While that enormous pile of paperwork and the steady stream of emails filling your inbox tell me you don’t have time for that, your eyes - which are slowly glazing over - tell me otherwise.
So, random colleague I smiled at last Tuesday, allow me to brighten your day with my mediocre tales of special fishing spots, scorching heat, scooter-related near-death experiences and bronzed backpackers.
Don’t you want to spend those precious few minutes of your lunch break listening to me ramble instead of consuming that stale, sad lump of bread and luncheon meat in your hand you call a sandwich?
Of course you do! What? Would you rather I sit here and listen to you recount every brain-liquefying detail of your wretched, monotony-streaked work day? No, I didn’t think so.
For those of you who I am yet to randomly grab on the street and deafen with tales of my trip to Agnes Water last week, here is the short version: It was really fun and the fish were biting and the sun was shining and the waters were clear.
I tell you this not for my benefit, but for yours. Legislation dictates that any Australian who has recently returned from a brief period of annual leave must talk about it incessantly without any regard for their co-workers’ spiralling state of melancholy.
“Oh, I do hope he tells us all about that wonderful little cafe by the water”, you are all probably saying as you continue jamming your aching phalanges into your keyboard while imagining stripping naked in a local fountain and screaming at a cop to tase you.

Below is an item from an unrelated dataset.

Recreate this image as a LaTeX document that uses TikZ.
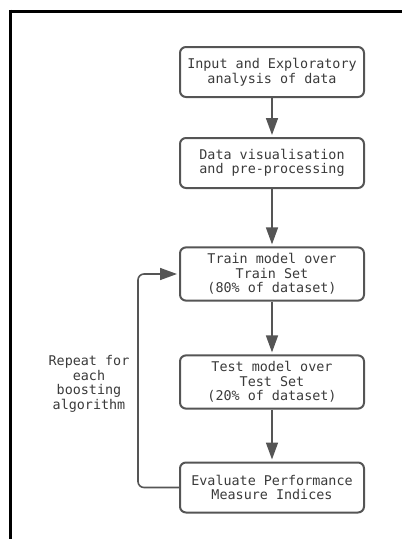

I didn’t go on this holiday for me, you see. I put in the hard yards and packed the car so that I could rub my post card-esque iPhone lock-screen-photo in your face.
“See! Look at the size of that coral trout! I was hauling this mythically-proportioned creature onto my boat while you were tapping away at the Jensen report like a chump!”
You’ve also probably noticed that I didn’t shave this morning. Don’t you want to know why? C’mon, ask me! Fine, I’ll tell you, but only because you signalled your interest with that facial tick. It’s because I was so exhausted from swimming in pristine waters and sampling local seafood. Navigating paradise can be really tiring.
Look, I know we’ve all got work to get on with, but the sooner I finish my story about the American tourist who asked me about snakes, the sooner things can get back to normal.
It’s just a formality. If I don’t tell everyone in earshot about my holiday, it never happened.
I might as well have spent the entire week curled up under my desk eating stale LeSnaks and whispering nursery rhymes to myself.
Right now, you look like you want to punch me so hard that I evaporate. Well, I can relate to that. The last time John went away to Broome I couldn’t stop fantasising about pushing him the down stairs for weeks.
I was like, “John, seriously, just shut up about the camel safari already!” But all you have to do is nod politely for 10 or 15 minutes and then I’ll move on to the next person.
Just don’t start telling me about that trip you’ve planned for next month. This is a workplace and I’ve got work to do.